18/02/2007

QUEMA MIS LABIOS

Extravié mi cáliz de oro.

Solía beber y beber vino sin control. Día y noche me embriagaba en ese estado de otra dimensión, donde no sentía el mundo. Pasaba mis horas allá simplemente navegando entre sueños, colores, sensaciones y todo tipo de estupidez que cualquier clase de estúpido pueda decir sobre el amor.

La resaca era muy corta, de hecho ni la sentía. La necesiad de embriagarme de nuevo era el mejor de los analgésicos. No sólo la curaba, llegó al punto de vacunarme contra ella.

No sé de mi copa dorada. No sé donde esté, si la volveré a ver y si podré volver a embriagarme de nuevo. Esos vasos de hojalata que hay en cualquier rincón me saben a mierda; cortan mis labios y me dejan el peor sabor de boca que usted lector pueda imaginar.

No comprendo cómo el vino de la vida puede ser tan venenoso sin la copa adecuada. No sé que tiene que ver un pedazo de metal con vivir, y no sé que hago un Domingo en la tarde escribiendo desventuras mientras casi todos por ahí simplemente viven.

Hace unos días que el mundo es un lugar irreconocible. Y hace unos días que no entiendo nada.

LA TRISTEZA QUE NO CABE EN EL PLANETA

El tamaño del planeta es relativo. Cuando soñamos y perseguimos estos sueños nos parece inmenso, hermoso; lleno de cosas para ofrecernos. Cuando la dicha nos embarga nos parece que el mundo nos queda grande para recorrerlo y ser felices.

Cuando se trata de escapar el mundo nos queda corto. Podemos dar trillones de pasos para alejarnos y la distancia nos parece ínfima, especialmente cuando escapamos del dolor que llevamos dentro. Así ya no hay caso, no tenemos escape.

Y sientes cómo cada paso te punza el corazón, sientes como cada vez que inhalas se te clava un alfiler en el pecho. Cada canción que escuchas te arranca una desdicha sin importar lo que diga. Cada canción triste te arranca una lágrima sin importar si te acabas de ganar la lotería o si estás a punto de hacer realidad uno de los sueños de tu vida.

Cuando eres un condenado tus grilletes te acompañan a todos los rincones donde vayas. Cuando eres parcialmente culpable las heridas del acero se vuelven llagas que queman hasta que ya no tienes aliento para caminar. Cuando eres parcialmente inocente tratas como puedes de liberar tu pie derecho inútilmente, no sin la llave. Cuando estás impotente y parece que ya nada que digas o hagas podría salvarte te invade una desesperanza que te quita toda ilusión de esperar el futuro con brazos abiertos. Cuando tu estupidez, tu mala suerte y tus errores se juntan lo siento mortal; ya nada puede salvarte.

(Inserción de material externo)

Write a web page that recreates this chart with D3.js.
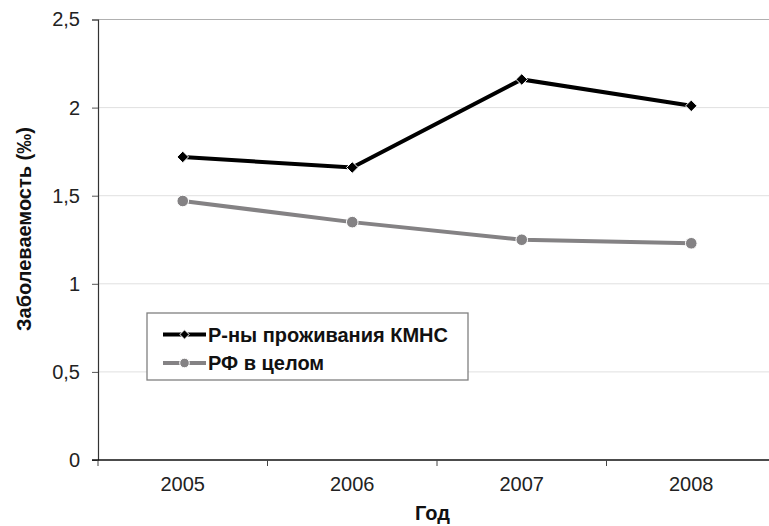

Y así pasan los segundos como si fueran años, los días como si fueran siglos. Te sientes en un limbo en el que repites una y otra vez ese segundo de estupidez que te cambió la vida y te estrelló contra el suelo luego de volar tan alto. En ese limbo la comida, el aire y el agua pierden cualquier importancia; la sonrisa es una utopía; las personas a tu alrededor se desdibujan y no te importa si existen; las personas que te quieren te hablan y sólo escuchas balbuceos. Tratas de ordenar tus palabras y sólo consigues derramar una lágrima más.

Al final, cuando tu dolor parece interminable y la salida parece no existir; sólo te queda arrodillarte y llorar al cielo suplicando un milagro del creador. Esa fuerza que nunca te falla y que es lo único que te puede salvar con su infinito poder y amor. Te arrodillas y suplicas sin importar donde estés, porque hace rato que el mundo dejó de importar.

El mundo es un lugar irreconocible hace unos días.